Vous avez participé à plusieurs conférences internationales. Quels sont les problèmes des filles de cette partie du pays que vous exposez le plus ?

je me souviens bien qu’en 2010, nous avions participé à la rencontre du pré-sommet des chefs d ’États africains à Kampala. A cette rencontre, les délégués des différents pays devaient parler des problèmes majeurs que rencontrent les filles et les femmes dans les milieux reculés comme notre région. Nous, nous avons parlé de la pratique des mariages précoces et forcés et d’autres problèmes tels que l’absence des femmes dans les instances des prises des décisions, la difficulté d’accès aux soins de santé. Parmi tous ces problèmes, c’est le mariage précoce et forcé que nous avons mis en exergue. A cette occasion, nous avons présenté dans notre communication à remettre aux chefs d ’États, l’urgence de dédier une journée à cette pratique et de prendre des mesures pour la bannir. Également l’année d’après, en 2011, nous avons été invitée à la réunion des experts à Addis-Abeba, notamment à l’occasion de pré-sommet des chefs d’ États de l’Union africaine.
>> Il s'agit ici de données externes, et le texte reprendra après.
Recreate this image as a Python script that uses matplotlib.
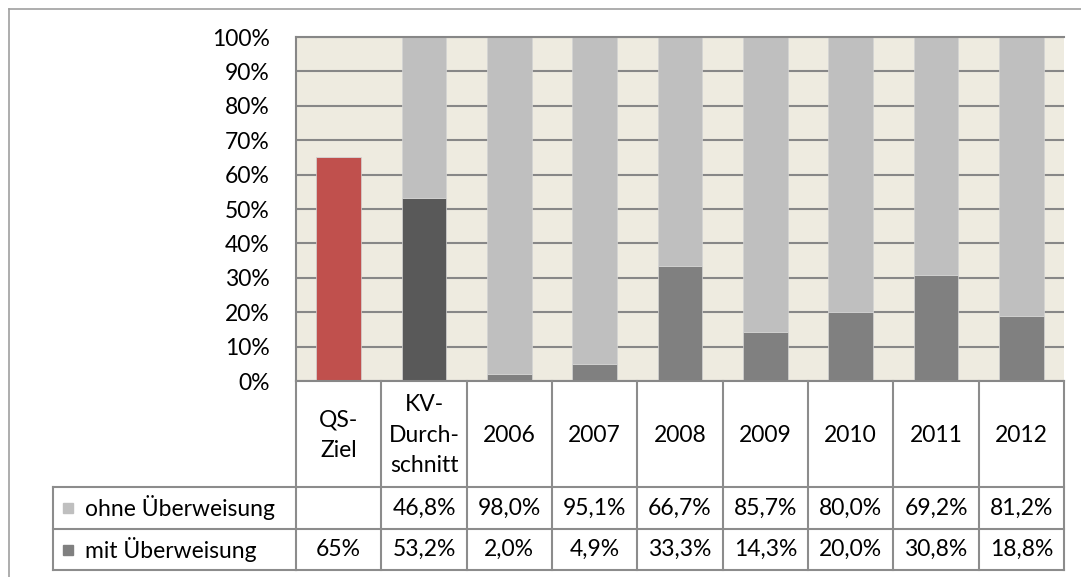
import numpy as np
import matplotlib
matplotlib.use("Agg")
import matplotlib.pyplot as plt
from matplotlib.transforms import blended_transform_factory

# ---- data ----
categories = ["QS-\nZiel", "KV-\nDurch-\nschnitt", "2006", "2007", "2008", "2009", "2010", "2011", "2012"]
mit = [65.0, 53.2, 2.0, 4.9, 33.3, 14.3, 20.0, 30.8, 18.8]
ohne = [0.0, 46.8, 98.0, 95.1, 66.7, 85.7, 80.0, 69.2, 81.2]
mit_labels = ["65%", "53,2%", "2,0%", "4,9%", "33,3%", "14,3%", "20,0%", "30,8%", "18,8%"]
ohne_labels = ["", "46,8%", "98,0%", "95,1%", "66,7%", "85,7%", "80,0%", "69,2%", "81,2%"]
series_names = ["ohne Überweisung", "mit Überweisung"]
yticks = [0, 10, 20, 30, 40, 50, 60, 70, 80, 90, 100]

# ---- styles ----
mit_colors = ["#C0504D", "#595959"] + ["#808080"] * 7
ohne_colors = ["#BFBFBF"] * 9
legend_colors = ["#BFBFBF", "#808080"]
grid_c = "#878787"
table_c = "#8C8C8C"
FONT = "Lato"
FS = 16.5

W, H = 1081, 577
fig = plt.figure(figsize=(W / 100, H / 100), dpi=100)
fig.patch.set_facecolor("white")

left_px, right_px, top_px, bottom_px = 296, 1064, 37, 381
ax = fig.add_axes([left_px / W, 1 - bottom_px / H, (right_px - left_px) / W, (bottom_px - top_px) / H])
ax.set_facecolor("#EEEBE0")
x = np.arange(len(categories))
ax.bar(x, mit, width=0.52, color=mit_colors, zorder=2, edgecolor="#D4D4D4", linewidth=0.5)
ax.bar(x, ohne, bottom=mit, width=0.52, color=ohne_colors, zorder=2, edgecolor="#D4D4D4", linewidth=0.5)
ax.set_xlim(-0.5, len(categories) - 0.5)
ax.set_ylim(0, 100)
ax.set_yticks(yticks)
ax.set_yticklabels([f"{v}%" for v in yticks], fontfamily=FONT, fontsize=FS)
ax.set_xticks([])
ax.tick_params(axis="y", length=0, pad=19)
ax.yaxis.grid(True, color=grid_c, lw=1.5)
ax.set_axisbelow(True)
for s in ["left", "bottom", "top"]:
    ax.spines[s].set_color(grid_c)
    ax.spines[s].set_linewidth(1.5)
ax.spines["right"].set_visible(False)

# ---- overlay for table ----
tax = fig.add_axes([0, 0, 1, 1])
tax.set_xlim(0, W)
tax.set_ylim(H, 0)
tax.axis("off")
tax.patch.set_alpha(0)
bt = blended_transform_factory(ax.transData, tax.transData)

# outer chart border
tax.plot([9, 9], [9, H], color="#A0A0A0", lw=1.2)
tax.plot([9, W], [9, 9], color="#A0A0A0", lw=1.2)

hdr_bot, r1_bot, r2_bot = 487, 529, 570
leg_left = 53
n = len(categories)
lw_t = 1.5
# vertical column lines
for i in range(n + 1):
    tax.plot([i - 0.5, i - 0.5], [bottom_px, r2_bot], color=table_c, lw=lw_t, transform=bt, clip_on=False)
# horizontal lines
for yy in [hdr_bot, r1_bot, r2_bot]:
    tax.plot([-0.5, n - 0.5], [yy, yy], color=table_c, lw=lw_t, transform=bt, clip_on=False)
    tax.plot([leg_left, left_px], [yy, yy], color=table_c, lw=lw_t)
tax.plot([leg_left, leg_left], [hdr_bot, r2_bot], color=table_c, lw=lw_t)

# header labels
for i, c in enumerate(categories):
    tax.text(i, (bottom_px + hdr_bot) / 2 + 1, c, transform=bt, ha="center", va="center",
             fontfamily=FONT, fontsize=FS, linespacing=1.55)

# value rows
row_centers = [(hdr_bot + r1_bot) / 2, (r1_bot + r2_bot) / 2]
for row, labels in zip(row_centers, [ohne_labels, mit_labels]):
    for i, lab in enumerate(labels):
        tax.text(i, row, lab, transform=bt, ha="center", va="center", fontfamily=FONT, fontsize=FS)

# legend keys
for row, name, col in zip(row_centers, series_names, legend_colors):
    tax.add_patch(plt.Rectangle((63, row - 5), 10, 10, color=col))
    tax.text(85, row, name, ha="left", va="center", fontfamily=FONT, fontsize=FS)

fig.savefig("out.png", dpi=100)
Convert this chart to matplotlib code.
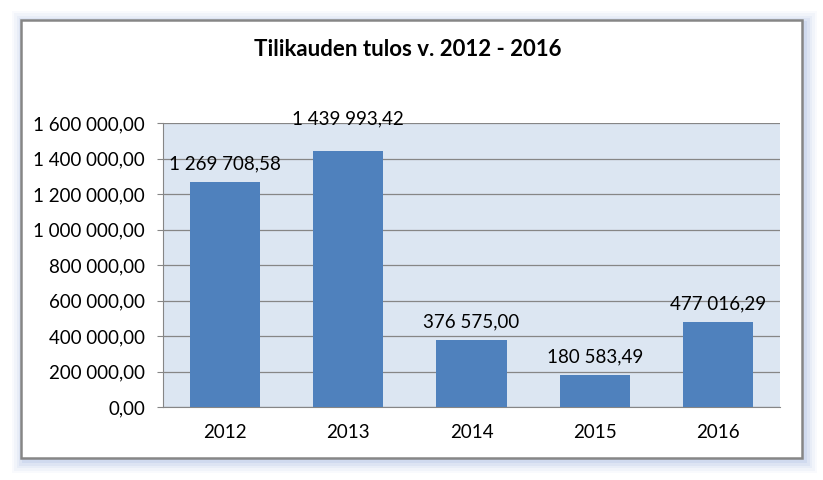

A cette occasion, nous avons encore présenté une communication portant spécifiquement sur les mariages précoces et forcés et avons déroulé leurs origines et les conséquences de cette pratique sur la vie de la fille elle-même, sur celle de la femme et sur la communauté tout entière. Et cette année même, lors de la 55e session sur la Commission du statut de la femme à New-York, nous avons participé à cette rencontre parmi les groupes des femmes africaines. Dans le communiqué final que nous avons publié, nous avons réitéré notre demande par rapport à cette pratique. Les résultats de cette participation ont permis non seulement d’obtenir une journée contre les mariages précoces et forcés, mais une journée dédiée entièrement à la fille pour qu’on puisse parler de tous les problèmes quelle vit quotidiennement. Nous avons également attiré l’attention de la communauté internationale sur la pratique de l’excision qui est encore d’actualité dans certaines localités de notre région.

Comment entrevoyez-vous l’avenir des filles de l’Extrême-nord qui continuent de vivre les affres des préjugés socioculturels ?

Vous savez, le changement de comportement est un processus très lent et prend beaucoup de temps. Certes, la situation n’est pas reluisante, mais nous avons espoir que les choses vont changer et nous voulons que les choses changent. C’est pour cette raison que la sensibilisation doit être privilégiée. A cela il faut ajouter l’éducation. Je suis persuadée que si toutes les filles vont à l’école, les choses ne seront plus les mêmes. Parce que l’école apporte des valeurs réelles d’ouverture et d’information de par le monde. Comme vous pouvez le constater, la majorité de nos filles ne vont pas à l’école, et quand même certaines y vont, ce n’est pas dans le but d’acquérir des connaissances parce qu’elles sont victimes des pratiques discriminatoires qui ne leur permettent pas de se réaliser. Aussi, elles sont rapidement rattrapées par le mariage précoce et forcé.